Option 3: Using Twilio Video with AWS Lambda

Pros:

  • Developer-Friendly: Twilio Video offers a developer-friendly API for integrating video chat functionality, simplifying the implementation process.
  • Serverless Architecture: AWS Lambda enables a serverless architecture for handling specific functions, reducing the need for managing infrastructure and enabling cost-effective scaling based on usage.
  • Facial Analysis Customization: AWS Lambda allows for the integration of custom facial analysis functionalities, providing flexibility in tailoring the facial analysis features to the specific requirements of the application.

Cons:

  • Complex Configuration: Integrating Twilio Video and AWS Lambda may require a thorough understanding and configuration of the respective services, potentially leading to complexity in the setup process.
  • Performance Constraints: AWS Lambda has certain performance limitations, which might impact the real-time processing capabilities required for intensive facial analysis tasks, depending on the complexity of the analysis.

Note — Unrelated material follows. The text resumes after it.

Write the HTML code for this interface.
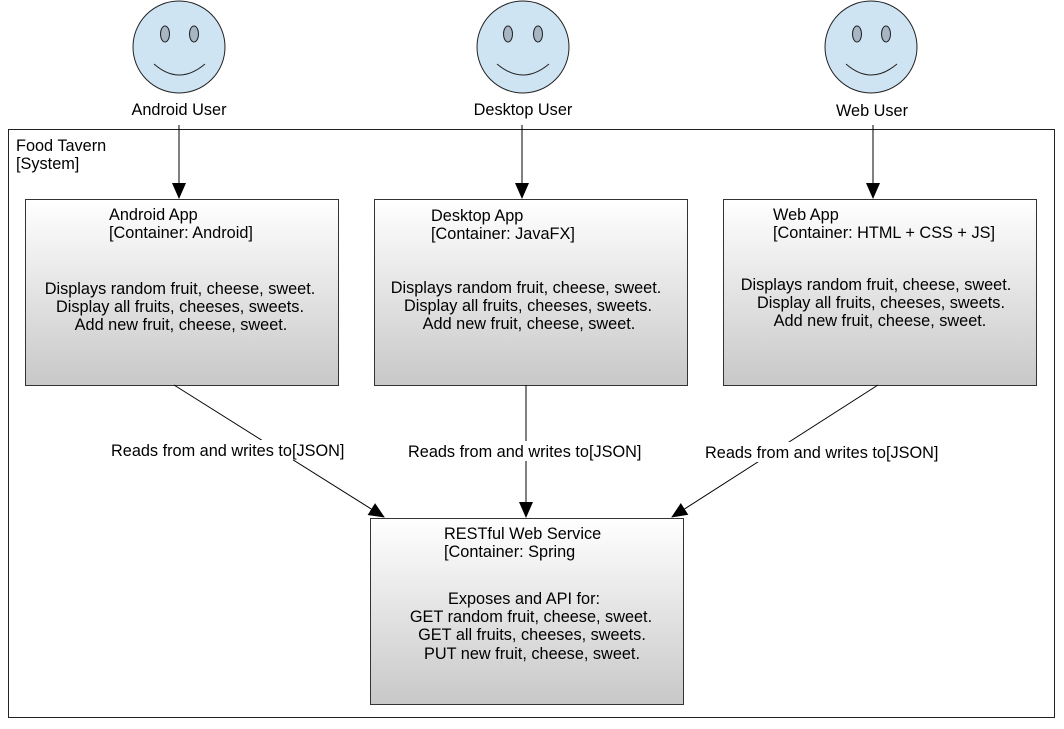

Each of these options provides a distinct approach to implementing a video chat web application with facial analysis features, catering to different development preferences and project requirements. Evaluating the specific needs of your telemedicine application and considering factors such as development expertise, scalability, and cost considerations will help in choosing the most suitable implementation option for your project hosted on AWS.

Speech Detection and Analysis Options

Speech detection and analysis are integral components of various applications, from real-time communication platforms to voice-controlled systems. When considering implementations with WebRTC, different approaches offer unique advantages and considerations. Here, we explore various implementations, highlighting their pros and cons.

Option 1: WebRTC Native Audio Processing

Pros:

  • Real-Time Processing: Utilizing WebRTC's native audio processing capabilities enables real-time analysis without additional plugins.
  • Low Latency: Direct integration with WebRTC minimizes latency, crucial for interactive applications.

Cons:

  • Limited Features: Native WebRTC processing may have limitations in advanced speech analysis features.
  • Development Complexity: Implementing custom audio processing using WebRTC requires a deep understanding of the technology, potentially increasing development complexity.

Option 2: Integration with Third-Party Speech APIs

Pros:

  • Feature-Rich: Third-party speech APIs often offer a broader range of features, including transcription, sentiment analysis, and speaker identification.
  • Scalability: Leveraging established APIs allows for easy scalability, as the processing workload is offloaded to the API provider.

Cons:

  • Cost: Depending on usage, third-party APIs may incur costs, impacting the project's budget.
  • Dependency: Relying on external APIs introduces a dependency that might affect system reliability and performance.

Option 3: Custom Speech Processing Server with WebRTC

Pros:

  • Full Control: Setting up a custom server provides full control over speech processing algorithms and features.
  • Privacy: In certain scenarios, hosting speech processing internally may enhance data privacy.

Cons:

  • Infrastructure Management: Maintaining a custom server involves infrastructure management, potentially increasing operational complexity.
  • Development Time: Building and optimizing custom speech processing algorithms can extend development time.

Conclusion

The current implementation of our telemedicine application utilizes the first option, leveraging WebRTC and OpenCV hosted on AWS EC2. This choice provides real-time communication capabilities through WebRTC, enabling peer-to-peer video chat without additional plugins, and integrates OpenCV for robust facial analysis, including emotion detection and face recognition. The solution is hosted on AWS EC2, offering scalability to accommodate varying levels of user traffic and data processing requirements.

The current implementation of Facial and Emotion Recognition, encapsulates the integration of these technologies, showcasing a real-time facial emotion recognition system. By combining the power of WebRTC for seamless video communication and OpenCV for advanced facial analysis, our application aims to provide an immersive and feature-rich telemedicine experience.

As we move forward, the team may consider exploring alternative options, specifically investigating the implementation using Amazon Rekognition. This change in approach could simplify the facial analysis pipeline and potentially offer more detailed insights into users' emotions. Amazon Rekognition, being a fully managed service, might streamline the development process by providing pre-built models for facial analysis, reducing the complexity associated with managing custom computer vision models.

While the current solution with WebRTC and OpenCV provides a robust foundation, the potential transition to Amazon Rekognition could enhance the accuracy and depth of emotion analysis, ultimately improving the overall user experience. This strategic shift would also align with the trend of leveraging managed services to streamline development efforts and benefit from the continuous advancements in machine learning capabilities.

On the topic of speech analysis, choosing the right speech detection and analysis implementation depends on project requirements, resources, and desired features. While native WebRTC processing offers simplicity and low latency, third-party APIs bring advanced features at the cost of potential dependencies. Custom servers provide the utmost control but may require more development effort and maintenance. As of the current revision of this wiki, no decision has been made yet on what option the team will go with.

In conclusion, the initial implementation has laid a solid foundation for real-time video communication and facial analysis. The team remains open to evolving our approach, and the exploration of Amazon Rekognition represents a promising avenue for further refining and expanding the capabilities of our telemedicine application. The journey continues towards offering a seamless, efficient, and empathetic telehealth experience for our users.